Through April 12, 2015
National Museum of Women in the Arts
Crowned with a halo and gauzy veil, a young woman sits with a child on her lap and a prayer book open before her. The figures—instantly recognizable to many—depicted in Sandro Botticelli’s Madonna and Child (left) are Mary and Jesus.
For the past two millennia, Mary has been one of the most popular subjects of Western art. Picturing Mary: Woman, Mother, Idea, a new exhibit at the National Museum of Women in the Arts (NMWA) in Washington, DC, showcases images of Mary from the Renaissance and Baroque periods. The exhibit includes the works of many well-known artists, including four women: Sofonisba Anguissola, Artemisia Gentileschi, Orsola Maddalena Caccia and Elisabetta Sirani.

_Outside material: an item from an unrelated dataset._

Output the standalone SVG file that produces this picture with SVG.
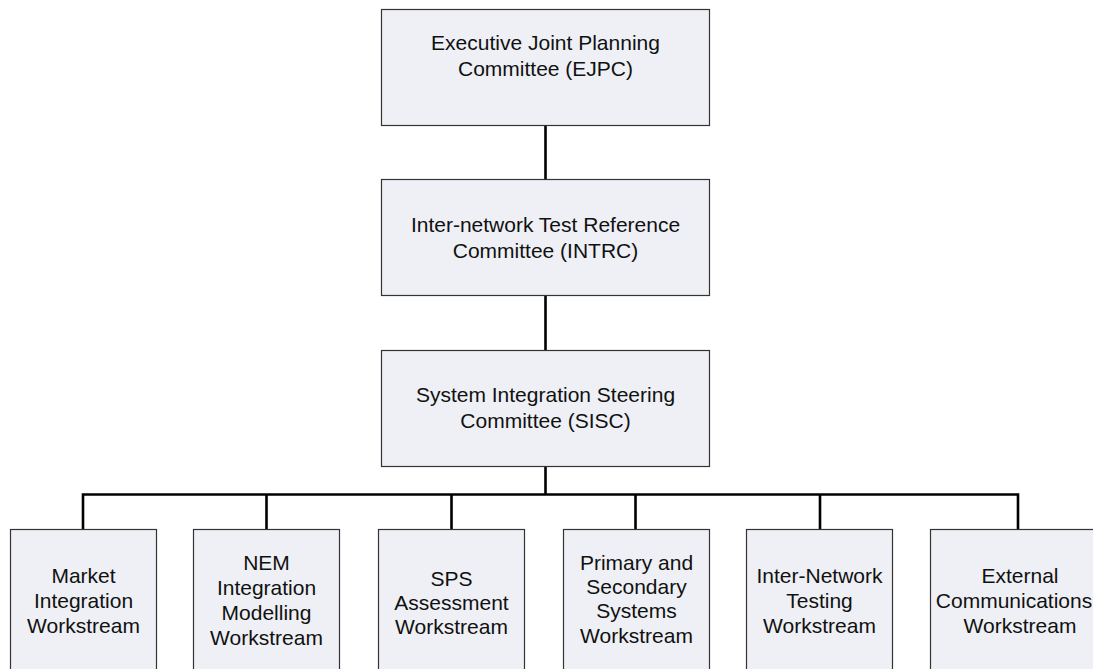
<svg xmlns="http://www.w3.org/2000/svg" width="1093" height="669" viewBox="0 0 1093 669">
<style>
.box{fill:#eef0f5;stroke:#333;stroke-width:1.2}
.t{font-family:"Liberation Sans",Arial,sans-serif;font-size:21px;fill:#111;text-anchor:middle}
.c{stroke:#000;stroke-width:2.6;fill:none}
</style>
<rect width="1093" height="669" fill="#fff"/>
<g id="connectors">
<path class="c" d="M545.5 125V179M545.5 295V350M545.5 466V494.5"/>
<path class="c" d="M83 529V494.5H1018V529M266.5 494.5V529M451.5 494.5V529M635.5 494.5V529M820 494.5V529"/>
</g>
<g id="ejpc">
<rect class="box" x="381.5" y="9.5" width="328" height="116"/>
<text class="t" x="545.5" y="50">Executive Joint Planning</text>
<text class="t" x="545.5" y="76">Committee (EJPC)</text>
</g>
<g id="intrc">
<rect class="box" x="381.5" y="179.5" width="328" height="116"/>
<text class="t" x="545.5" y="232">Inter-network Test Reference</text>
<text class="t" x="545.5" y="258">Committee (INTRC)</text>
</g>
<g id="sisc">
<rect class="box" x="381.5" y="350.5" width="328" height="116"/>
<text class="t" x="545.5" y="402">System Integration Steering</text>
<text class="t" x="545.5" y="428">Committee (SISC)</text>
</g>
<g id="market">
<rect class="box" x="10.5" y="529.5" width="146" height="150"/>
<text class="t" x="83.5" y="583">Market</text>
<text class="t" x="83.5" y="608">Integration</text>
<text class="t" x="83.5" y="633">Workstream</text>
</g>
<g id="nem">
<rect class="box" x="193.5" y="529.5" width="146" height="150"/>
<text class="t" x="266.5" y="570">NEM</text>
<text class="t" x="266.5" y="595">Integration</text>
<text class="t" x="266.5" y="620">Modelling</text>
<text class="t" x="266.5" y="645">Workstream</text>
</g>
<g id="sps">
<rect class="box" x="378.5" y="529.5" width="146" height="150"/>
<text class="t" x="451.5" y="586">SPS</text>
<text class="t" x="451.5" y="610">Assessment</text>
<text class="t" x="451.5" y="634">Workstream</text>
</g>
<g id="pss">
<rect class="box" x="563.5" y="529.5" width="146" height="150"/>
<text class="t" x="636.5" y="570">Primary and</text>
<text class="t" x="636.5" y="594">Secondary</text>
<text class="t" x="636.5" y="618">Systems</text>
<text class="t" x="636.5" y="643">Workstream</text>
</g>
<g id="int">
<rect class="box" x="746.5" y="529.5" width="146" height="150"/>
<text class="t" x="819.5" y="583">Inter-Network</text>
<text class="t" x="819.5" y="608">Testing</text>
<text class="t" x="819.5" y="633">Workstream</text>
</g>
<g id="ext">
<rect class="box" x="930.5" y="529.5" width="176" height="150"/>
<text class="t" x="1020" y="583">External</text>
<text class="t" x="1014" y="608">Communications</text>
<text class="t" x="1020" y="633">Workstream</text>
</g>
</svg>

While the subject matter does not vary, images demonstrate the variety of ways that artists chose to depict the Virgin Mary. She came to represent many things: mother, saint, queen and ideal, among others.
In some pieces, she is contemplative—even morose—while in others, she radiates joy. Some depict her haloed and regal, almost as queen of heaven, but in others, such as Elisabetta Sirani’s Virgin and Child (right), she appears humble and approachable—human, a mother gazing affectionately at her child. The exhibit highlights the different facets and roles embodied in the Virgin Mary—and how this relates to the concept of womanhood. From paintings and sculptures to textiles, the images in this exhibit come from all over the world; for some Picturing Mary marks their debut in the U.S.
The exhibit is accompanied by a catalog, replete with essays by specialists and 100 color images, as well as an online exhibition with global representations of Mary. These supplements allow anyone anywhere to enjoy the exhibit and experience Mary as a woman, mother and idea.